Friday, January 18, 2013

Haunting the Eighteenth Hole

Col J.W. Mills - Taken the day he became an Ace at Guadalcanal 1942

Col. J. W. Mills 1981 - 2001
A story for my friend Mike Mills about his father a golfer whose children grew up as golf lovers. Like their father, they absolutely loved to play Pebble Beach.  Col Mills was a Marine Ace pilot at Guadalcanal.
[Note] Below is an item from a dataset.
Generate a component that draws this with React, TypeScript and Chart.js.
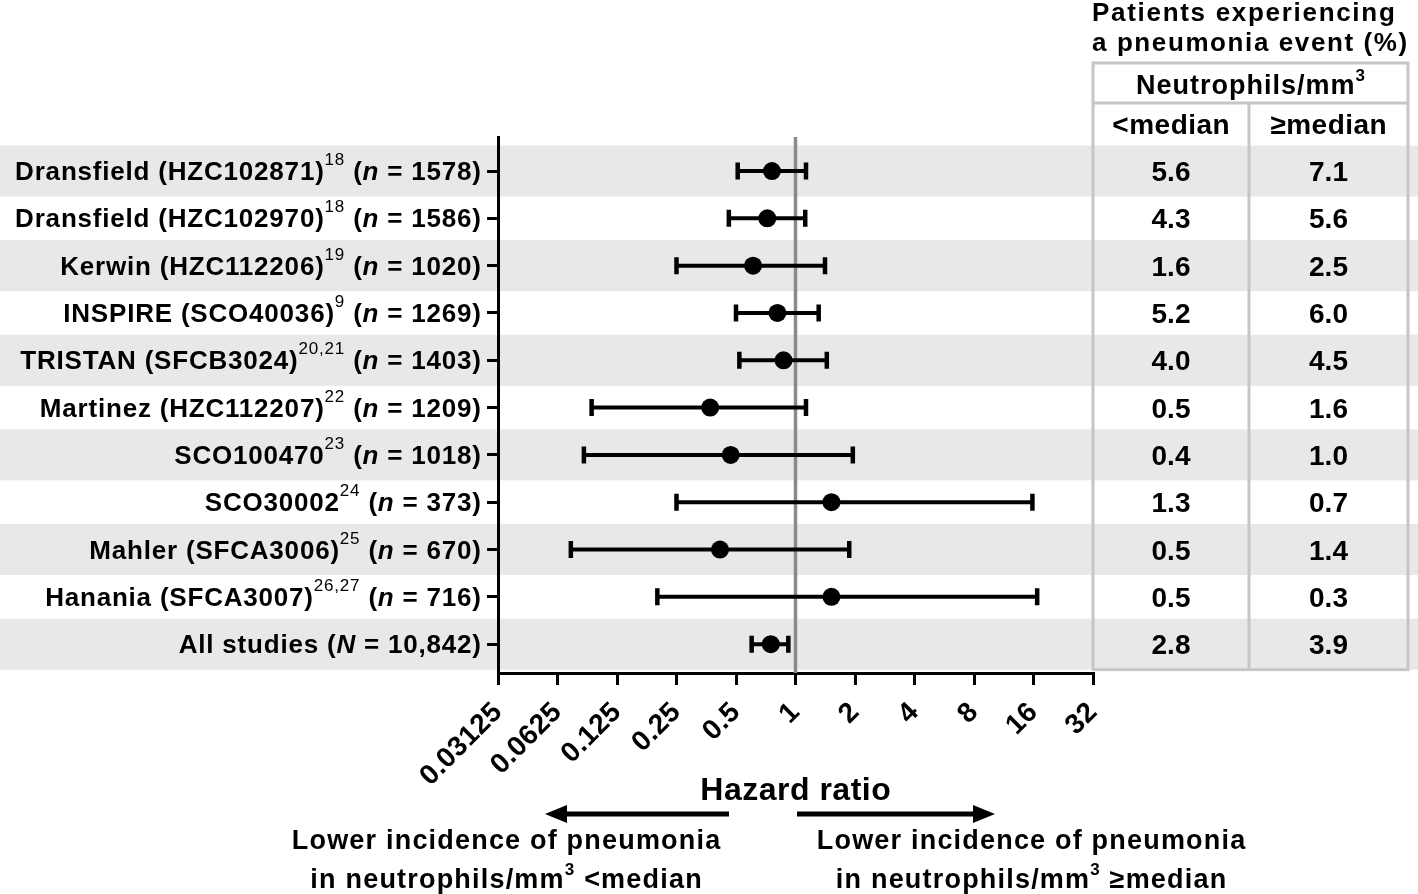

He retired to be a Mathematics teacher and golf coach for San Francisco State.

Colonel Mills was an ornery fellow
He rose through the ranks in the Corps,
A Marine of note and distinction
Whose passion in life was a ball.
He joined the Marines on an option
It was five years in clink or enlist,
He had stone-brained a street gang opponent,
He was savage, well! you get the gist.

When you join Semper Fi as a private
It’s not without lots of hard work
That you rise through the ranks to be Full Bird
And take playing golf as a perk.
He just loved the big open spaces
Like runways, groomed greens and the sky
And he wasn’t above getting liberally oiled
At the end of the day to get high.

He retired to a home with a fairway,
A driving range was his back yard,
He could simply turn out in the morning
And wack a few balls really hard.
Then sure that his form was still winning
He’d sally forth in his sleek Cadillac
To meet with his cronies and play a round,
And “hoist a few” on the way back.

But one day he missed his appointment
His pals on the links heard the gong,
They knew with the colonel not showing
That something was terribly wrong.
He’d played his life hard with a vengeance
But cancer had riddled his form
And it wasn’t long before family and friends
Would be laying him under the lawn.

But he wanted no plot for a internment
He’d rather it brief and serene
He asked that whatever they got in the pot
Was scattered around on a green.
Not just any green took his fancy
For hallowed ground he made his reach,
He asked that his sons take his ashes
And scatter them at Pebble Beach.

So his lads took a drive down to Carmel,
They booked for a round on the course
They made little mounds at the eighteen hole
And swung at the ashes full force.
Then satisfied with all their labor
They sauntered away full of mirth
Making a line for the club house
And a night of it with “Surf and Turf”.

Those boys knew his spirit would linger
Haunting where he loved to play,
Together they’d pulled off a fast one,
And no one could take that away.
Now they watch for the match shots together
With successive angles they each
Search for the face of their Pa in the crowd
By the eighteen hole at Pebble Beach.